Each line from the start of the records below through the line that contains "xticks = [0, 5, 10, 15, 20, 25, 30, 35, 40]" should be printed exactly. Pictures are omitted.

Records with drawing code
====

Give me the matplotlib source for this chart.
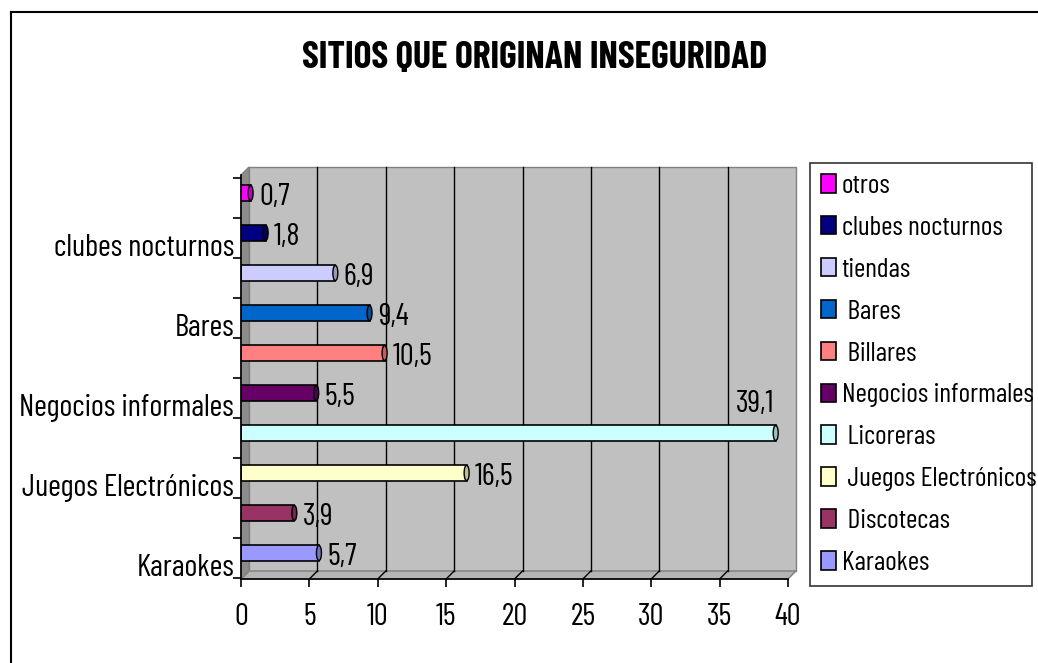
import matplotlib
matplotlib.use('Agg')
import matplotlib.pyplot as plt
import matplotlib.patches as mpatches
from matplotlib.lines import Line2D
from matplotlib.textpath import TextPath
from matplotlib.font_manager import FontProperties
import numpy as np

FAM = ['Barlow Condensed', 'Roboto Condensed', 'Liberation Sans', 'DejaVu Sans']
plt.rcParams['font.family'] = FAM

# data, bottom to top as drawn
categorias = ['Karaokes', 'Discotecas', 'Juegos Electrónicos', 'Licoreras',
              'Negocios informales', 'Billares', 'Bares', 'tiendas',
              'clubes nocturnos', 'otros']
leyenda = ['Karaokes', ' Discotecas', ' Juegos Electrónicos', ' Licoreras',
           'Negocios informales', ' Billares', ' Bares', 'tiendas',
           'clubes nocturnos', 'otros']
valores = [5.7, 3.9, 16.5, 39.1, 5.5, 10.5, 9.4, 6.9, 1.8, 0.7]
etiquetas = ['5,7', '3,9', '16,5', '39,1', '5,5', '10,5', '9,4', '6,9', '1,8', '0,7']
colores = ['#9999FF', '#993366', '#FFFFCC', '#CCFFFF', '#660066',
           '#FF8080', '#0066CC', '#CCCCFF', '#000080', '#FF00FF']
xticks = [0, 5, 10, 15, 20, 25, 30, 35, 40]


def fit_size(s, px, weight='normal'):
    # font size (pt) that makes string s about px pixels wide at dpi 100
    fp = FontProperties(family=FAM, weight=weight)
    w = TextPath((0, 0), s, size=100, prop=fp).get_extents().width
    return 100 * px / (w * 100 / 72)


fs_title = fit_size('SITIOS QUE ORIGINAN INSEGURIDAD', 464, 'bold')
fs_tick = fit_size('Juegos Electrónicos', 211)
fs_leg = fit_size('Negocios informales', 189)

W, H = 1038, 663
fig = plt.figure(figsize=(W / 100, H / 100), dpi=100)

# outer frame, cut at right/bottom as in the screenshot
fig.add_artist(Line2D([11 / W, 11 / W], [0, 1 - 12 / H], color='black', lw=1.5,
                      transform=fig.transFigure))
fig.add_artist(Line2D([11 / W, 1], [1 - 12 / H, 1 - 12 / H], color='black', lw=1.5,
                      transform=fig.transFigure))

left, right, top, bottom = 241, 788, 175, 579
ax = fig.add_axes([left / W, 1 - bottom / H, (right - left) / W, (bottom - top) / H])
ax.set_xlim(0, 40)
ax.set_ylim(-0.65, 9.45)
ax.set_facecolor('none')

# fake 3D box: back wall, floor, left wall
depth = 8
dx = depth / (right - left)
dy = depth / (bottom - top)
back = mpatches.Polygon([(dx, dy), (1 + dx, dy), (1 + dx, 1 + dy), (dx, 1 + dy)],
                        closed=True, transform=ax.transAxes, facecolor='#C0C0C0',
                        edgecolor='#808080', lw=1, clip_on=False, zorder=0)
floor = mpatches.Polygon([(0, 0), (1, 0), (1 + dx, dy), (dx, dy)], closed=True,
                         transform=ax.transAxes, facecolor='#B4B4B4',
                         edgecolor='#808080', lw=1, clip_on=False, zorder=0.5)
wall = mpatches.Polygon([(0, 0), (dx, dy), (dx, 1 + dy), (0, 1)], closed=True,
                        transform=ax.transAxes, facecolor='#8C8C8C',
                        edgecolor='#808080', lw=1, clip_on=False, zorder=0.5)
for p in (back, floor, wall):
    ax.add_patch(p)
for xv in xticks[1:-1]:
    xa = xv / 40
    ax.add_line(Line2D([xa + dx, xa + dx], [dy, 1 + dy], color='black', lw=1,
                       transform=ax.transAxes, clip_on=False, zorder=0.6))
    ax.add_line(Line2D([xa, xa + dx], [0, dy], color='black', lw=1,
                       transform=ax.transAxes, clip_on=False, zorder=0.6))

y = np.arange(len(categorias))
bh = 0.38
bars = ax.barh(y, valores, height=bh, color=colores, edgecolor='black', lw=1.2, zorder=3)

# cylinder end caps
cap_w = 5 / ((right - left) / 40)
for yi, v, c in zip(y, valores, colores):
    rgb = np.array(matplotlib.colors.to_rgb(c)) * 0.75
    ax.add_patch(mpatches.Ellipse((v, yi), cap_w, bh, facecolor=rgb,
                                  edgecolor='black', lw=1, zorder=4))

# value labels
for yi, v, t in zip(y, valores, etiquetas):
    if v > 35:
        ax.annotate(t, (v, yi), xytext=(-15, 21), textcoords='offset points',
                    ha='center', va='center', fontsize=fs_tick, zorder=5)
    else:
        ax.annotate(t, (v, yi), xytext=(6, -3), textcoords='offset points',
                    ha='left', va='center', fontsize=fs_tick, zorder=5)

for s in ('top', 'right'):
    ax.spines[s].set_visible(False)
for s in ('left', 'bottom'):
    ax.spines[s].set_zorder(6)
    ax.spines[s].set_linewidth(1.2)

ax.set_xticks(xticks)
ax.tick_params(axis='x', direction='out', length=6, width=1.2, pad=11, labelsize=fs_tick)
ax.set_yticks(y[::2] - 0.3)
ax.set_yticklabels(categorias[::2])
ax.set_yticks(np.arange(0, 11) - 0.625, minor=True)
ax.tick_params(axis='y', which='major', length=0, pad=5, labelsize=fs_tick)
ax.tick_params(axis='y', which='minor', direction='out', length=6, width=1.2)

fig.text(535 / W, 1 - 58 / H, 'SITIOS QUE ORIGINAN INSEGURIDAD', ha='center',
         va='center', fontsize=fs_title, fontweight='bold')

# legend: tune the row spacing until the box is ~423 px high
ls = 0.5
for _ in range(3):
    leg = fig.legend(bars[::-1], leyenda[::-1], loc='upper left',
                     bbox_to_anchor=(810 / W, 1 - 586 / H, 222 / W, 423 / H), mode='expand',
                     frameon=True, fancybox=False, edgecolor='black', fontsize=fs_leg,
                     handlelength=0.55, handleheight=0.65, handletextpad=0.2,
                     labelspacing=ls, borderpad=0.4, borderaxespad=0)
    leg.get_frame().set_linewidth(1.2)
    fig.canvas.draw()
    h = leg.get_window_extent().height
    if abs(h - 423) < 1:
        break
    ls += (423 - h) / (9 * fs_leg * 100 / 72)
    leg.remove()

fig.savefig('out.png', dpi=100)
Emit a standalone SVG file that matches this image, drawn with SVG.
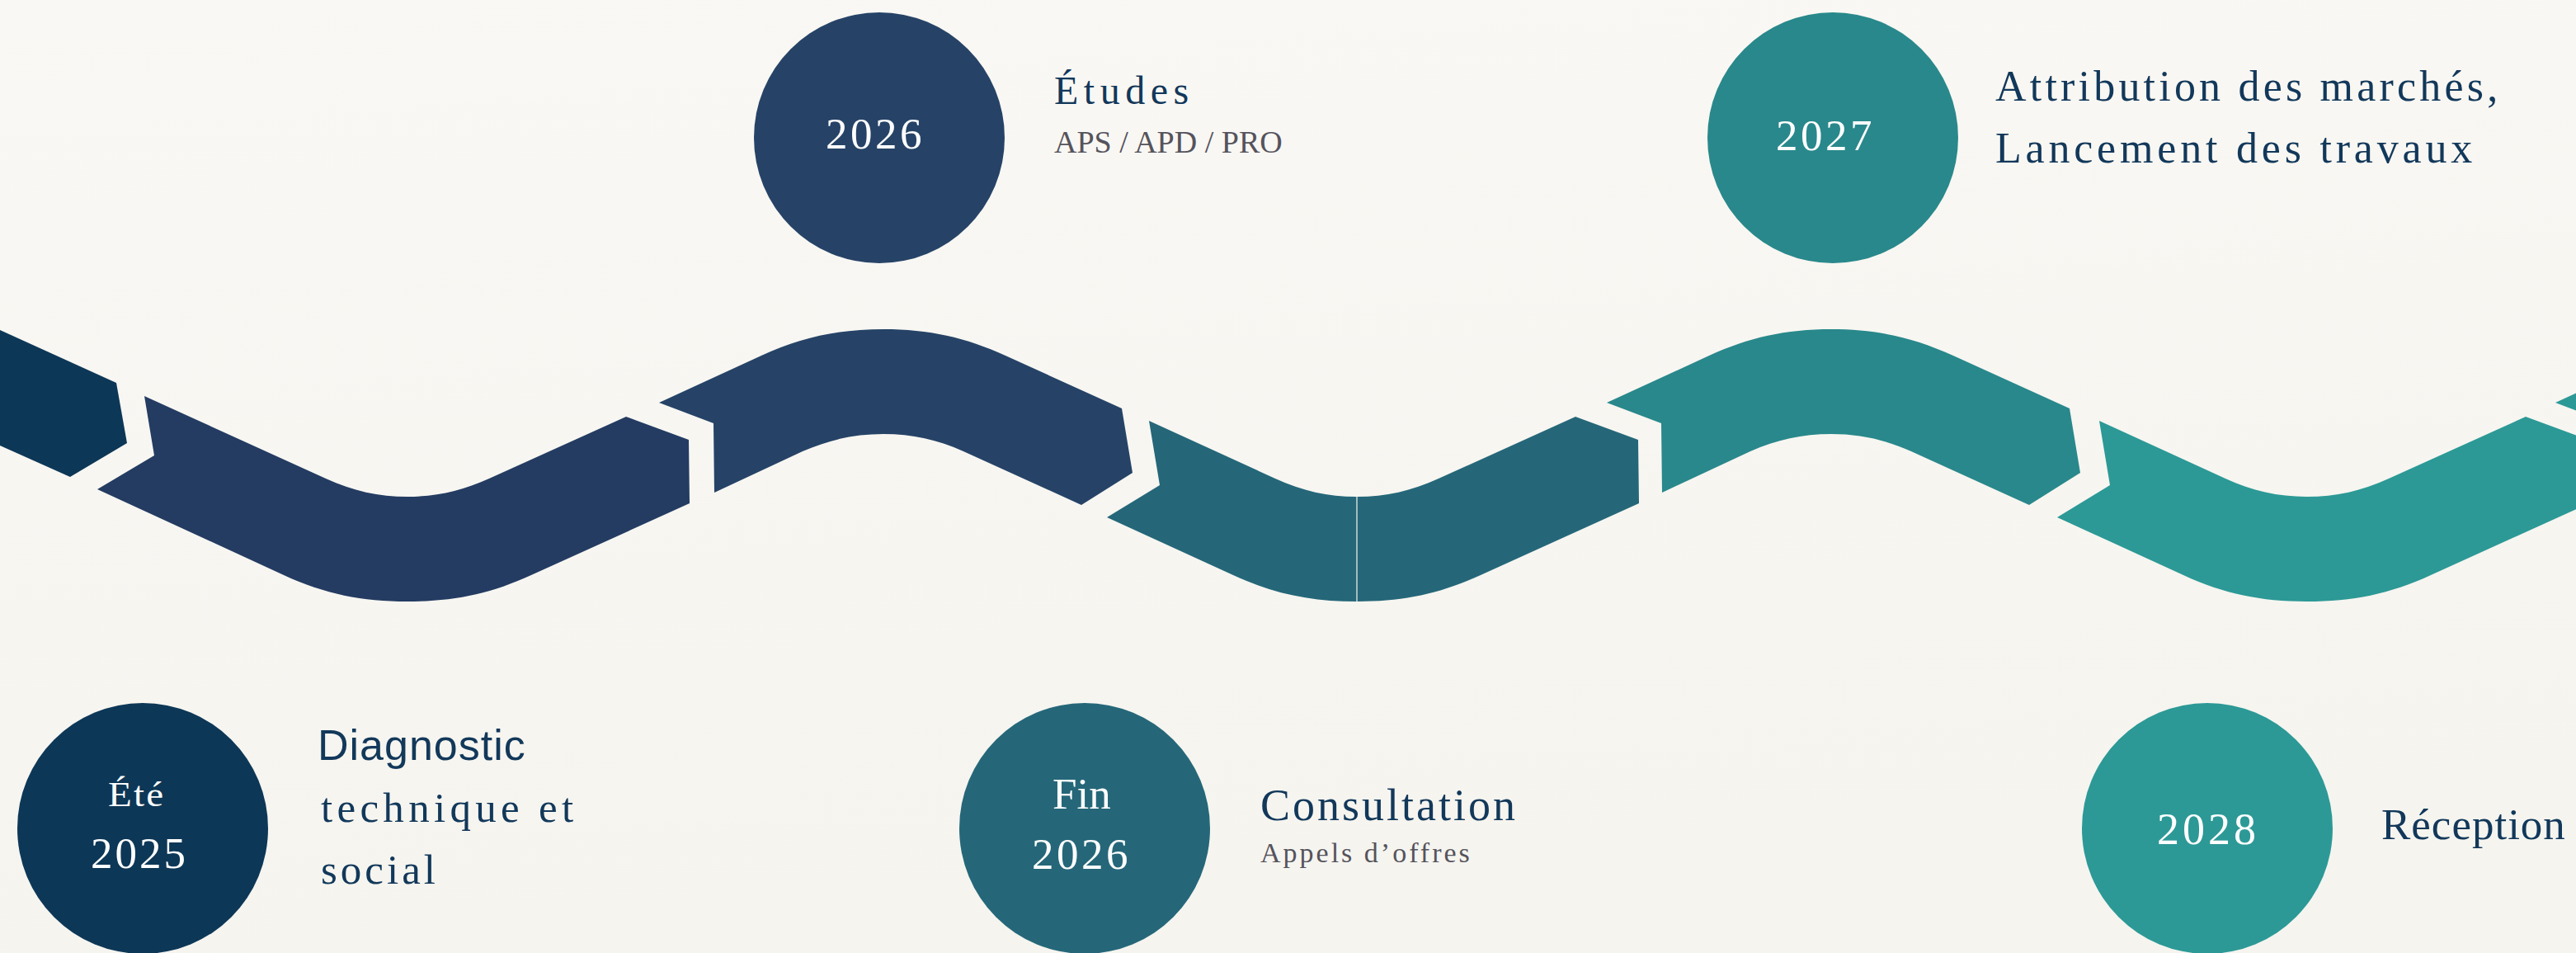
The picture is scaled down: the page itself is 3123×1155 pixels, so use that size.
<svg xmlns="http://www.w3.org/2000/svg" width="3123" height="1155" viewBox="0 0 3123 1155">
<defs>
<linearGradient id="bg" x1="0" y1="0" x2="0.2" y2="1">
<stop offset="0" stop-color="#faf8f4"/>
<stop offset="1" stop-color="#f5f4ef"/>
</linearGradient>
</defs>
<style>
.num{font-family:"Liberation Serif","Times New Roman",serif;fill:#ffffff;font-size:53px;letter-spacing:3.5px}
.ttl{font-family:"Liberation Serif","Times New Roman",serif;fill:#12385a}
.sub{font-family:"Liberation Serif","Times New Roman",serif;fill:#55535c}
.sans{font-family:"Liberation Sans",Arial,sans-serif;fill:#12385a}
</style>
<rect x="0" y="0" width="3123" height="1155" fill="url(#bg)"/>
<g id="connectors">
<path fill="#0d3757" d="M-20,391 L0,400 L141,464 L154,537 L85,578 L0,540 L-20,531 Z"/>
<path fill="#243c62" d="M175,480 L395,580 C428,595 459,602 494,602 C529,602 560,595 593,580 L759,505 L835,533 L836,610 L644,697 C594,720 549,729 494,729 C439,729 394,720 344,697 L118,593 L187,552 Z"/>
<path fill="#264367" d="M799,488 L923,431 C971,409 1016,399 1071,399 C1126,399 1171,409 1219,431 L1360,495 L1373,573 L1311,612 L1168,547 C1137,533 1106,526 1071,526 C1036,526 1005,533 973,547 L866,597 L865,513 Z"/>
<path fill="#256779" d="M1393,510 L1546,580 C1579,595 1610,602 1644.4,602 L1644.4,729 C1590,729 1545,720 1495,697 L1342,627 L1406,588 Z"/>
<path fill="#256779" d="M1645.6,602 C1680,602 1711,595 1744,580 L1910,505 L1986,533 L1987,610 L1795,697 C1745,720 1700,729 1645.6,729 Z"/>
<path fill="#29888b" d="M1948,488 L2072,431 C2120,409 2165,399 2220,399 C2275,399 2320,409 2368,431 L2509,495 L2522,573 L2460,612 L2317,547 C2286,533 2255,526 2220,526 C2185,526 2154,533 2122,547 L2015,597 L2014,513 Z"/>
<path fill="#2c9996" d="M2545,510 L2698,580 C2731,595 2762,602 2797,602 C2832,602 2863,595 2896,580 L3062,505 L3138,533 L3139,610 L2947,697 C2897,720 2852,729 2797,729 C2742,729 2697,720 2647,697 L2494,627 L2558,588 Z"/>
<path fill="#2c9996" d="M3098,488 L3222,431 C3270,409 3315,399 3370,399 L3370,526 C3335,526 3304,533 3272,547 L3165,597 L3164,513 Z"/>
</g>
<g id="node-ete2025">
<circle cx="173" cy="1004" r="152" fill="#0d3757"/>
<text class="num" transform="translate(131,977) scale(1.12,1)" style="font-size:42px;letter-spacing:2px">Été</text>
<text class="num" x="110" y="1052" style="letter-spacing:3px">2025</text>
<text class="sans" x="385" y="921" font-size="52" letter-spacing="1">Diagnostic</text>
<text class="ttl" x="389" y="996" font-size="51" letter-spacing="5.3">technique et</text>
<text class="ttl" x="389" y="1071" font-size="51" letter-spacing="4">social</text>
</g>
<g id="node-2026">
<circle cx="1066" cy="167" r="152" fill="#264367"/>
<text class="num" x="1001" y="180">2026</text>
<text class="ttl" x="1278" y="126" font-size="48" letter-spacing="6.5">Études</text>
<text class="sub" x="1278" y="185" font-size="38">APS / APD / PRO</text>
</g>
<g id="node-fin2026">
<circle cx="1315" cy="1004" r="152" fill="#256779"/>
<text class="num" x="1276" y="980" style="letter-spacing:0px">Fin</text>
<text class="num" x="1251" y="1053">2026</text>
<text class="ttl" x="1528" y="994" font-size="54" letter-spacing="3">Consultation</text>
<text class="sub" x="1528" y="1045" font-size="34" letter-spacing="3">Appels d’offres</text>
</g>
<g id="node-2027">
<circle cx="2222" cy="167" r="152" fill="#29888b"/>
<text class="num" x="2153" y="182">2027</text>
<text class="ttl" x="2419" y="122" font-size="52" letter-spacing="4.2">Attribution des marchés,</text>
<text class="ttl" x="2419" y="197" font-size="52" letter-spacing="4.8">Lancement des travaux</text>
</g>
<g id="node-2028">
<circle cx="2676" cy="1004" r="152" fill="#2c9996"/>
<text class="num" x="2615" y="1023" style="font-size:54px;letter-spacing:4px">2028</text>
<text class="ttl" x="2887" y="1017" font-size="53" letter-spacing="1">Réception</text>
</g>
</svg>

====

== Response below ==
Give me the matplotlib source for this chart.
import matplotlib
matplotlib.use('Agg')
import matplotlib.pyplot as plt
import matplotlib.patches as mpatches
from matplotlib.lines import Line2D
from matplotlib.textpath import TextPath
from matplotlib.font_manager import FontProperties
import numpy as np

FAM = ['Barlow Condensed', 'Roboto Condensed', 'Liberation Sans', 'DejaVu Sans']
plt.rcParams['font.family'] = FAM

# data, bottom to top as drawn
categorias = ['Karaokes', 'Discotecas', 'Juegos Electrónicos', 'Licoreras',
              'Negocios informales', 'Billares', 'Bares', 'tiendas',
              'clubes nocturnos', 'otros']
leyenda = ['Karaokes', ' Discotecas', ' Juegos Electrónicos', ' Licoreras',
           'Negocios informales', ' Billares', ' Bares', 'tiendas',
           'clubes nocturnos', 'otros']
valores = [5.7, 3.9, 16.5, 39.1, 5.5, 10.5, 9.4, 6.9, 1.8, 0.7]
etiquetas = ['5,7', '3,9', '16,5', '39,1', '5,5', '10,5', '9,4', '6,9', '1,8', '0,7']
colores = ['#9999FF', '#993366', '#FFFFCC', '#CCFFFF', '#660066',
           '#FF8080', '#0066CC', '#CCCCFF', '#000080', '#FF00FF']
xticks = [0, 5, 10, 15, 20, 25, 30, 35, 40]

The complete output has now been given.